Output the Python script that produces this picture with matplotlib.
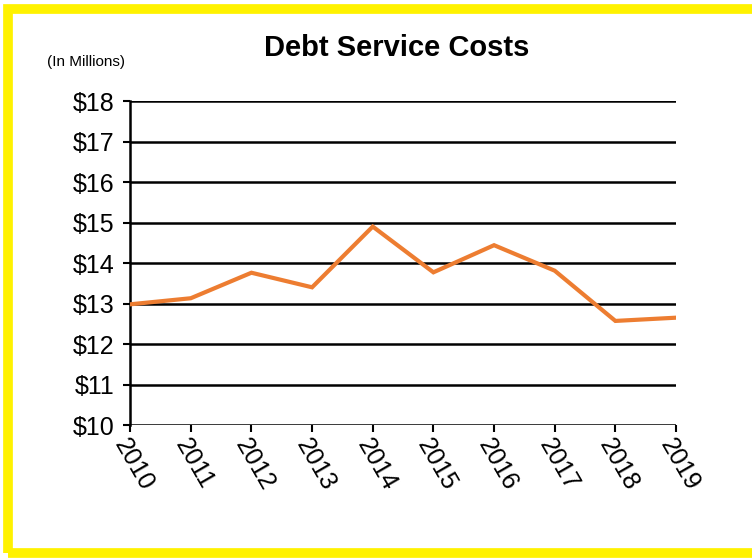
import matplotlib
matplotlib.use('Agg')
import matplotlib.pyplot as plt
from matplotlib.patches import Rectangle

years = ['2010', '2011', '2012', '2013', '2014', '2015', '2016', '2017', '2018', '2019']
costs = [12.98, 13.13, 13.76, 13.40, 14.90, 13.77, 14.44, 13.81, 12.57, 12.65]
yticks = [10, 11, 12, 13, 14, 15, 16, 17, 18]

plt.rcParams['font.family'] = ['Liberation Sans', 'DejaVu Sans']

fig = plt.figure(figsize=(7.52, 5.59), dpi=100)
ax = fig.add_axes([0.173, 0.2397, 0.726, 0.5796])

x = list(range(len(years)))
ax.plot(x, costs, color='#ED7D31', lw=3, solid_joinstyle='miter', zorder=3)

ax.set_xlim(0, len(years) - 1)
ax.set_ylim(10, 18)
ax.set_yticks(yticks)
ax.set_yticklabels(['$%d' % v for v in yticks], fontsize=18)
ax.set_xticks(x)
ax.set_xticklabels(years, fontsize=18, rotation=-60, ha='left', va='top',
                   rotation_mode='anchor')
ax.tick_params(axis='y', length=5, width=1.5, color='black', pad=6)
ax.tick_params(axis='x', length=5, width=1.5, color='black', pad=2)
ax.grid(axis='y', color='black', lw=1.8, zorder=1)
ax.set_axisbelow(True)
for s in ['top', 'right', 'bottom']:
    ax.spines[s].set_visible(False)
ax.spines['left'].set_linewidth(1.8)

fig.text(0.528, 0.914, 'Debt Service Costs', ha='center', va='center',
         fontsize=21, fontweight='bold')
fig.text(0.115, 0.889, '(In Millions)', ha='center', va='center', fontsize=11)

# yellow frame
fig.patches.append(Rectangle((8 / 752, 6 / 559), 1.0, 1 - 15 / 559,
                             transform=fig.transFigure, fill=False,
                             edgecolor='#FFF200', lw=7, zorder=0))

fig.savefig('out.png', dpi=100)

● ● ● ● ● ● ●

Task requirements: Every line from the top of the material above through the line with "from matplotlib.patches import Rectangle" should be duplicated exactly, please; leave out the pictures.

Result of the task:
Output the Python script that produces this picture with matplotlib.
import matplotlib
matplotlib.use('Agg')
import matplotlib.pyplot as plt
from matplotlib.patches import Rectangle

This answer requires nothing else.